In releasing the report, Arbelaez was joined by Lucinda Wasson, retired director of Public Health Nursing for Kern County; she expressed concern that California has conducted so little study into the potential health risks associated with emissions of volatile organic compounds by the oil-and-gas industry. It's especially dismaying because the state is among the top oil producers in the country, they said.
"We know pollutants exist," Wasson said. "We know California has not looked into health threats and risks to those living along the fence line of oil and gas production. Health impacts must be looked at by health experts."
The Earthworks researchers are urging state officials to conduct an independent study to understand how oil-and-gas development is affecting Californians, especially in low-income communities they say are particularly vulnerable. This includes long-term exposures, cumulative exposures and the effects of exposure to multiple contaminations over the short- and long-term.
The researchers are calling on the state's Department of Public Health to study the possible health risks and to assume the responsibility for addressing the consequences of oil-and-gas emissions.
Ronald Owens, a public health spokesman, said it is the department's policy not to comment on studies generated outside of the agency. He declined to comment when asked if the department would engage in the sweeping study called for by Earthworks and Clean Water Action.
The report also criticized the state's Division of Oil, Gas & Geothermal Resources, the agency responsible for regulating the industry. That agency has failed to address the negative consequences of oil-and-gas development, allowing the industry to operate throughout the state without adequate oversight, according to the report.
Don Drysdale, a spokesman for the regulatory agency, said the organization has no responsibility for monitoring emissions. That duty, he said, rests with local agencies.

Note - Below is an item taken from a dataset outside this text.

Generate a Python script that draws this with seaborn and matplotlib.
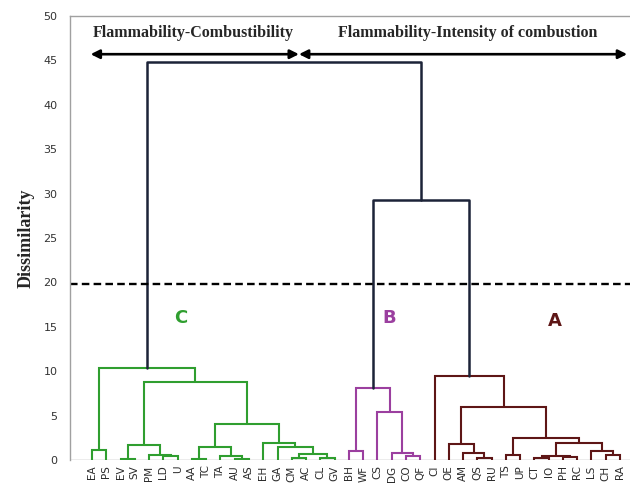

Oversight of emissions now rests with 35 local air pollution control districts or air quality management districts; the study concludes this leads to inconsistent regulations throughout the state, with varying levels of enforcement among districts.
While the infrared camera video showed emissions from several oil-and-gas facilities, air sampling near the two communities revealed the presence of 15 compounds known to have negative effects on human health, as well as 11 other compounds for which no health data is available, according to the report.
Among the chemicals identified that affect human heath were isobutane, which can cause nose and throat irritation, coughing, and wheezing at low concentrations, and in high concentration can cause irregular heartbeat, disorientation and fainting; and n-nonane, which can cause irritation of the skin, eyes, nose and throat.
Many of the compounds discovered in the emissions also contribute to climate-changing greenhouse gases.
As the results from the air sampling and health surveys showed, residents in both study communities are beset by odors and oil-and-gas development close to their homes; also, they show evidence of health problems that are consistent with the oil-and-gas contaminants detected in each community, the report indicates. Among the complaints residents reported were burning eyes, skin rashes, headaches, abdominal pain, diarrhea and vomiting.
In 2013, Earthworks released a similar report focusing on the Eagle Ford region of south Texas. The study "Reckless Endangerment while Fracking the Eagle Ford" concluded oil-and-gas operations in the vast shale formation release chemicals into air, water and soil that endanger human health.
In Texas, where hydraulic fracturing, or fracking, is booming, InsideClimate News and the Center for Public Integrity reported that air emissions from oil-and-gas waste are among the least regulated, least monitored and least understood aspects the extraction-and-production cycle.
The Earthworks study criticized California for allowing the industry to operate throughout the state without adequate oversight.
"In regulating the oil and gas industry, California agencies have failed to prioritize public health and natural resources," the report said.